# What is asked:
Retype each line exactly. Skip images.

---------- Supplied information

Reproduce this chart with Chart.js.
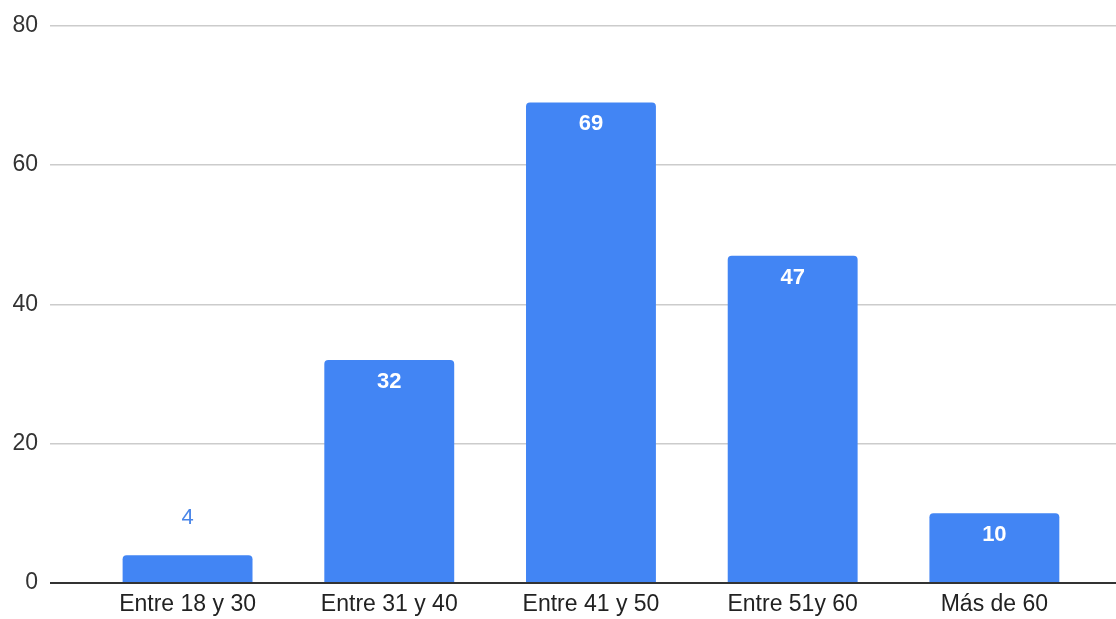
<!DOCTYPE html>
<html>
<head>
<meta charset="utf-8">
<script src="https://cdn.jsdelivr.net/npm/chart.js@4"></script>
<style>
  html, body { margin: 0; padding: 0; background: #fff; }
  #wrap { width: 1116px; height: 619px; }
</style>
</head>
<body>
<div id="wrap"><canvas id="edadChart" width="1116" height="619"></canvas></div>
<script>
const categorias = ['Entre 18 y 30', 'Entre 31 y 40', 'Entre 41 y 50', 'Entre 51y 60', 'Más de 60'];
const valores = [4, 32, 69, 47, 10];
const yTicks = [0, 20, 40, 60, 80];

const azul = '#4285f4';
const fuente = 'Arial, "Liberation Sans", sans-serif';

// etiquetas de valor: dentro de la barra en blanco, encima si la barra es baja
const etiquetasValor = {
  id: 'etiquetasValor',
  afterDatasetsDraw(chart) {
    const ctx = chart.ctx;
    const meta = chart.getDatasetMeta(0);
    ctx.save();
    ctx.textAlign = 'center';
    ctx.textBaseline = 'middle';
    meta.data.forEach((bar, i) => {
      const alto = bar.base - bar.y;
      if (alto < 40) {
        ctx.font = '22px ' + fuente;
        ctx.fillStyle = '#4a86e8';
        ctx.fillText(valores[i], bar.x, bar.y - 37);
      } else {
        ctx.font = 'bold 22px ' + fuente;
        ctx.fillStyle = '#ffffff';
        ctx.fillText(valores[i], bar.x, bar.y + 22);
      }
    });
    ctx.restore();
  }
};

new Chart(document.getElementById('edadChart'), {
  type: 'bar',
  data: {
    datasets: [{
      data: valores.map((v, i) => ({ x: i, y: v })),
      backgroundColor: azul,
      borderRadius: { topLeft: 4, topRight: 4 },
      borderSkipped: 'bottom',
      categoryPercentage: 1,
      barPercentage: 0.644
    }]
  },
  options: {
    responsive: false,
    animation: false,
    layout: { autoPadding: false, padding: { top: 25, left: 0, right: 0, bottom: 0 } },
    plugins: {
      legend: { display: false },
      tooltip: { enabled: false }
    },
    scales: {
      x: {
        type: 'linear',
        offset: false,
        min: -0.682,
        max: 4.603,
        grid: { display: false, drawTicks: false, offset: false },
        border: { display: false },
        afterFit(scale) { scale.height = 36; },
        afterBuildTicks(scale) {
          scale.ticks = categorias.map((c, i) => ({ value: i }));
        },
        ticks: {
          autoSkip: false,
          maxRotation: 0,
          padding: 8,
          color: '#222',
          font: { family: fuente, size: 23 },
          callback: (v) => categorias[v] ?? ''
        }
      },
      y: {
        min: 0,
        max: 80,
        afterFit(scale) { scale.width = 50; },
        afterBuildTicks(scale) {
          scale.ticks = yTicks.map(v => ({ value: v }));
        },
        grid: {
          drawTicks: false,
          color: (c) => c.tick && c.tick.value === 0 ? '#333333' : '#cccccc',
          lineWidth: (c) => c.tick && c.tick.value === 0 ? 2 : 1.5
        },
        border: { display: false },
        ticks: {
          padding: 12,
          color: '#333',
          font: { family: fuente, size: 23 }
        }
      }
    }
  },
  plugins: [etiquetasValor]
});
</script>
</body>
</html>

--------------------

# Exercise result:
Reproduce this chart with Chart.js.
<!DOCTYPE html>
<html>
<head>
<meta charset="utf-8">
<script src="https://cdn.jsdelivr.net/npm/chart.js@4"></script>
<style>
  html, body { margin: 0; padding: 0; background: #fff; }
  #wrap { width: 1116px; height: 619px; }
</style>
</head>
<body>
<div id="wrap"><canvas id="edadChart" width="1116" height="619"></canvas></div>
<script>
const categorias = ['Entre 18 y 30', 'Entre 31 y 40', 'Entre 41 y 50', 'Entre 51y 60', 'Más de 60'];
const valores = [4, 32, 69, 47, 10];
const yTicks = [0, 20, 40, 60, 80];

const azul = '#4285f4';
const fuente = 'Arial, "Liberation Sans", sans-serif';

// etiquetas de valor: dentro de la barra en blanco, encima si la barra es baja
const etiquetasValor = {
  id: 'etiquetasValor',
  afterDatasetsDraw(chart) {
    const ctx = chart.ctx;
    const meta = chart.getDatasetMeta(0);
    ctx.save();
    ctx.textAlign = 'center';
    ctx.textBaseline = 'middle';
    meta.data.forEach((bar, i) => {
      const alto = bar.base - bar.y;
      if (alto < 40) {
        ctx.font = '22px ' + fuente;
        ctx.fillStyle = '#4a86e8';
        ctx.fillText(valores[i], bar.x, bar.y - 37);
      } else {
        ctx.font = 'bold 22px ' + fuente;
        ctx.fillStyle = '#ffffff';
        ctx.fillText(valores[i], bar.x, bar.y + 22);
      }
    });
    ctx.restore();
  }
};

new Chart(document.getElementById('edadChart'), {
  type: 'bar',
  data: {
    datasets: [{
      data: valores.map((v, i) => ({ x: i, y: v })),
      backgroundColor: azul,
      borderRadius: { topLeft: 4, topRight: 4 },
      borderSkipped: 'bottom',
      categoryPercentage: 1,
      barPercentage: 0.644
    }]
  },
  options: {
    responsive: false,
    animation: false,
    layout: { autoPadding: false, padding: { top: 25, left: 0, right: 0, bottom: 0 } },
    plugins: {
      legend: { display: false },
      tooltip: { enabled: false }
    },
    scales: {
      x: {
        type: 'linear',
        offset: false,
        min: -0.682,
        max: 4.603,
        grid: { display: false, drawTicks: false, offset: false },
        border: { display: false },
        afterFit(scale) { scale.height = 36; },
        afterBuildTicks(scale) {
          scale.ticks = categorias.map((c, i) => ({ value: i }));
        },
        ticks: {
          autoSkip: false,
          maxRotation: 0,
          padding: 8,
          color: '#222',
          font: { family: fuente, size: 23 },
          callback: (v) => categorias[v] ?? ''
        }
      },
      y: {
        min: 0,
        max: 80,
        afterFit(scale) { scale.width = 50; },
        afterBuildTicks(scale) {
          scale.ticks = yTicks.map(v => ({ value: v }));
        },
        grid: {
          drawTicks: false,
          color: (c) => c.tick && c.tick.value === 0 ? '#333333' : '#cccccc',
          lineWidth: (c) => c.tick && c.tick.value === 0 ? 2 : 1.5
        },
        border: { display: false },
        ticks: {
          padding: 12,
          color: '#333',
          font: { family: fuente, size: 23 }
        }
      }
    }
  },
  plugins: [etiquetasValor]
});
</script>
</body>
</html>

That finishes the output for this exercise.